Erzbischof Thissen zum 150. Geburtstag des Komponisten Gustav Mahler

Sehnsucht nach Tiefe

Heute jährt sich zum 150. Mal der Geburtstag Gustav Mahlers. Mahler gilt nicht nur als bedeutendster Symphoniker der Spätromantik, sondern war auch einer der berühmtesten Dirigenten seiner Zeit und als Operndirektor ein bedeutender Reformer des Musiktheaters. Ein Gastbeitrag des Hamburger Erzbischofs Werner Thissen.

 (DR)

Gustav Mahler (1860-1911) komponierte eine Musik der Kontraste für eine Zeit der Kontraste. Zum einen war Mahler Zeitzeuge der sich in Europa durchsetzenden Industrialisierung, die das Verhältnis des Menschen zu Natur und Religion tiefgreifend veränderte. Gleichzeitig offenbarte sich in der Gesellschaft als romantische Abwehr der modernen Entwicklungen die Sehnsucht nach einem ursprünglichen Leben mit spiritueller Tiefe.

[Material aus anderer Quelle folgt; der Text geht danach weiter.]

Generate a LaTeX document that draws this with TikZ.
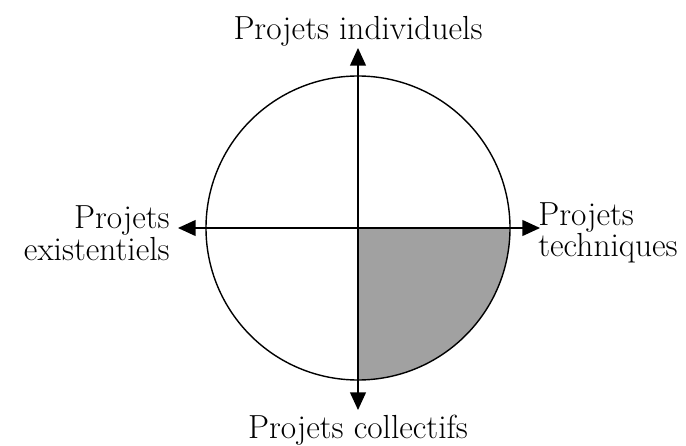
\documentclass[tikz,border=0pt]{standalone}
\usepackage{tikz}
\usetikzlibrary{arrows.meta}
\usetikzlibrary{positioning}
\tikzset{
    axe/.style={
           draw=black, line width=0.8pt,
           -{Triangle[length=10pt, width=9pt]},
           },
}
\tikzset{
    lbl/.style={
           inner sep=0pt,
           font=\fontsize{19}{16.5}\selectfont,
           },
}

\begin{document}
\begin{tikzpicture}[x=0.02cm, y=-0.02cm]
\useasboundingbox (0,0) rectangle (686,446);
\coordinate (c) at (358,228);
\coordinate (n) at (358,48);
\coordinate (s) at (358,410);
\coordinate (w) at (178,228);
\coordinate (e) at (540,228);
\fill[black!37] (c) -- (510,228) arc (0:90:152) -- cycle;
\draw[line width=0.8pt] (c) circle (152);
\draw[axe] (c) -- (n);
\draw[axe] (c) -- (s);
\draw[axe] (c) -- (w);
\draw[axe] (c) -- (e);
\node[lbl, anchor=base] (ind) at (358,40) {Projets individuels};
\node[lbl, anchor=base] (col) at (358,438) {Projets collectifs};
\node[lbl, anchor=east, align=right] (exi) at (170,233) {Projets\\existentiels};
\node[lbl, anchor=west, align=left] (tec) at (538,233) {Projets\\techniques};
\end{tikzpicture}
\end{document}
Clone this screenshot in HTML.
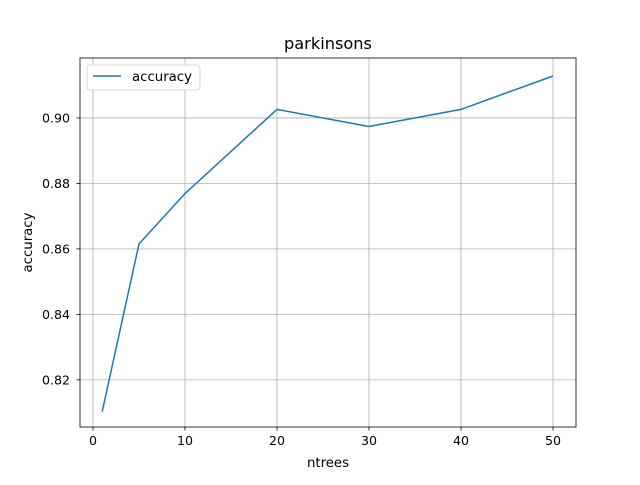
<!DOCTYPE html>
<html><head><meta charset="utf-8"><style>
body{margin:0;background:#fff;}
svg text{font-family:"DejaVu Sans","Liberation Sans",sans-serif;}
</style></head><body>
<svg id="chart" width="640" height="480" xmlns="http://www.w3.org/2000/svg">
<rect width="640" height="480" fill="#fff"/>
<g id="grid"></g>
<g id="ticks"></g>
<path id="line" fill="none" stroke="#1f77b4" stroke-width="1.5"/>
<rect x="80" y="58" width="496" height="369" fill="none" stroke="#000" stroke-width="0.8"/>
<text x="328" y="49" font-size="16.2" text-anchor="middle">parkinsons</text>
<text x="328" y="467" font-size="13.3" text-anchor="middle">ntrees</text>
<text x="0" y="0" font-size="13.3" text-anchor="middle" transform="translate(32,242.5) rotate(-90)">accuracy</text>
<g>
<rect x="87" y="65" width="113" height="25" rx="3" fill="#fff" stroke="#ccc" stroke-width="0.8"/>
<line x1="93" y1="76" x2="121" y2="76" stroke="#1f77b4" stroke-width="1.5"/>
<text x="132" y="81" font-size="13.3">accuracy</text>
</g>
</svg>
<script>
const ntrees=[1,5,10,20,30,40,50];
const accuracy=[0.8103,0.8615,0.8769,0.9026,0.8974,0.9026,0.9128];
const xTicks=[0,10,20,30,40,50];
const yTicks=[0.82,0.84,0.86,0.88,0.90];
const yTickLabels=["0.82","0.84","0.86","0.88","0.90"];
const L=80,R=576,T=58,B=427;
const xMin=-1.41,xMax=52.5,yMin=0.8056,yMax=0.9183;
const sx=v=>L+(v-xMin)/(xMax-xMin)*(R-L);
const sy=v=>B-(v-yMin)/(yMax-yMin)*(B-T);
const NS="http://www.w3.org/2000/svg";
const grid=document.getElementById('grid'),ticks=document.getElementById('ticks');
function mk(tag,attrs,parent){const e=document.createElementNS(NS,tag);for(const k in attrs)e.setAttribute(k,attrs[k]);parent.appendChild(e);return e;}
xTicks.forEach(v=>{const x=sx(v);
const g=mk('line',{x1:x,x2:x,y1:T,y2:B,stroke:'#b0b0b0','stroke-width':0.8},grid);


mk('line',{x1:x,x2:x,y1:B,y2:B+3.5,stroke:'#000','stroke-width':0.8},ticks);
const t=mk('text',{x:x,y:B+18,'font-size':12.6,'text-anchor':'middle'},ticks);t.textContent=v;

});
yTicks.forEach((v,i)=>{const y=sy(v);
const g=mk('line',{x1:L,x2:R,y1:y,y2:y,stroke:'#b0b0b0','stroke-width':0.8},grid);


mk('line',{x1:L-3.5,x2:L,y1:y,y2:y,stroke:'#000','stroke-width':0.8},ticks);
const t=mk('text',{x:L-10,y:y+4.5,'font-size':12.6,'text-anchor':'end'},ticks);t.textContent=yTickLabels[i];

});
document.getElementById('line').setAttribute('d',ntrees.map((v,i)=>(i?'L':'M')+sx(v)+','+sy(accuracy[i])).join(' '));
</script>
</body></html>
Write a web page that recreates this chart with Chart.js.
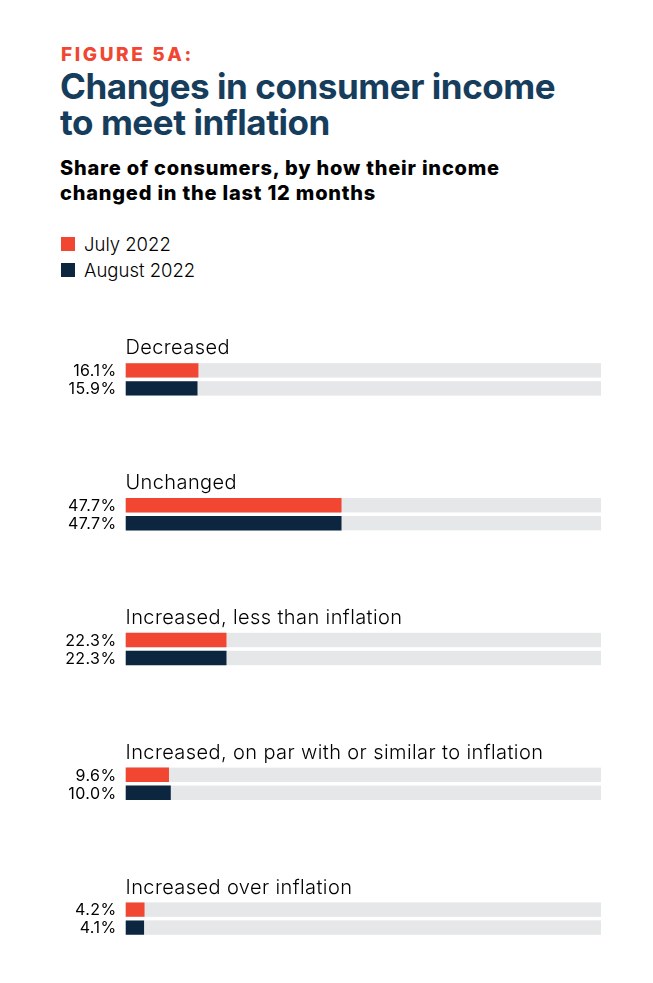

Beide Elemente lassen sich in Mahlers Musik ausmachen. Besonders gilt das für seine neun Symphonien. In Vielem schließen sich diese an die Kompositionen der großen Symphoniker des 19. Jahrhunderts an: Ihr weit ausgreifender elegischer Ton erinnert an Anton Bruckner, die großen Chorsätze an Ludwig van Beethoven. Mahler findet aber zugleich eine ganz neue und spannungsreiche Musik für die neu anbrechende Zeit. Diese macht ihn zu einem Vorreiter der Musik des 20. und 21. Jahrhunderts. Wer ihn hört, hört Altes und Neues in schöpferischer Verbindung.

Dies trifft schon auf seine erste, 1888 fertiggestellte Symphonie zu. Deren erster Satz nennt sich «Wie ein Naturlaut» und tritt in großer Zartheit aus einem Raum der romantischen Verklärung hervor. Dagegen der vierte Satz: Stürmisch bewegt und mit vielen ungewohnt anmutenden Brechungen und Kehrungen peitscht er die Symphonie zu ihrem Finale.

Oder die dritte Symphonie: In ihrer Mitte beweint sie unter Hinzuziehung eines Zitats aus Friedrich Nietzsches «Also sprach Zarathustra» die oftmals unbeantwortete Sehnsucht des Menschen nach Erfüllung: «O Mensch! Die Welt ist tief! Tief, tief, tief ist ihr Weh!» Und den letzten, gänzlich in sich ruhenden Satz der Symphonie wollte Mahler offenbar als die Botschaft eines liebenden Gottes verstanden wissen.

Auch in den anderen Symphonien spiegeln sich die Erfahrungen einer spannungsgeladenen Epoche wieder. Die Sechste - gelegentlich «die Tragische» genannt - endet in schmetternden Donnerschlägen. Dagegen erhebt sich der Schlusssatz der Siebten zu einem jubilierenden C-Dur Finale, das fast schon einen Optimismus verbreitet, der über alle erfahrbare Wirklichkeit hinausweist. Ähnliche Spannungen lassen sich auch in Mahlers Liedern entdecken. Sie schlagen den Bogen von Franz Schubert (1797-1828) zu Anton Webern (1883-1945).

Die zahlreichen Aufführungen von Mahlers Kompositionen, die in seinem 150. Geburtstagsjahr zu hören sind, machen deutlich, dass seine Musik heute viele Menschen anspricht. Auch unsere Zeit ist eine Zeit der großen Kontraste und Spannungen. Gerade in einer Welt, die von wirtschaftlichen Krisen und oftmals fragwürdigem technischen Fortschritt geprägt ist, bricht gleichzeitig eine Sehnsucht nach spiritueller Tiefe auf. Ist Mahlers Musik auch keine geistliche Musik im engeren Sinne, so ist sie dennoch voll von dieser Sehnsucht nach Tiefe, nach Geist, nach Gott. In den Menschen unserer Zeit vermag sie so, die Frage nach dem Mehr im Leben wach zu halten.

Zur Person: Gustav Mahler
Der aus einer jüdischen Familie stammende Gustav Mahler wurde am 7. Juli 1860 im böhmischen Kalischt geboren und starb am 18. Mai 1911 in Wien. Zwischen 1891 und 1897 prägte der österreichische Komponist als Erster Kapellmeister am Hamburger Stadt-Theater und Konzertdirigent im Conventgarten das Hamburger Musikleben entscheidend.